Here's how I would do it:

// returns a random index of array satisfying P(x), -1 if not 
found
int randomlySatisfy(A[] array) {
    if (array.length == 0)
       return -1;
    int i = uniform(0, array.length);
    return randomlySatisfyImpl(array, i);
}

// recursive function
private int randomlySatisfyImpl(A[] da, int i) {
    if (P(da[i]))
       return i;
    if (da.length == 1)
       return -1;

    // choose a random partition proportionally
    auto j = uniform(da.length - 1);
    if (j < i) {
       // the lower partition
       int a = randomlySatisfyImpl(da[0..i], j);
       if (a != -1) return a;
       else return randomlySatisfyImpl(da[i+1 .. da.length], j - 
(i + 1));
    }
    else {
       // higher partition, investigate in reverse order
       int a = randomlySatisfyImpl(da[i+1 .. da.length], j - (i + 
1));
       if (a != -1) return i +1 + a;
       else return i + 1 + randomlySatisfyImpl(da[0..i], j);
    }
}

The goal is to have the first hit be the one you return.
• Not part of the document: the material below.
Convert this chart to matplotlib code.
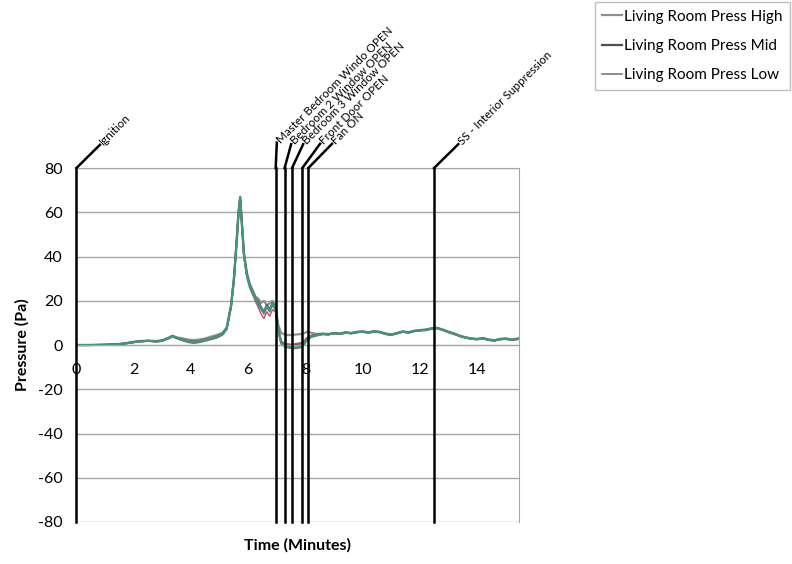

The 
method: if a random pick doesn't satisfy, randomly choose the 
partition greater than or less than based on 
uniform(0..array.length-1), and do the same procedure on that 
partition, reusing the random index to avoid having to call 
uniform twice on each recursion (one to choose a partition and 
one to choose an index within that partition). If the probability 
of choosing a partition is precisely proportional to the number 
of elements in that partition, it seems to me that the result 
will be truly random, but I'm not sure.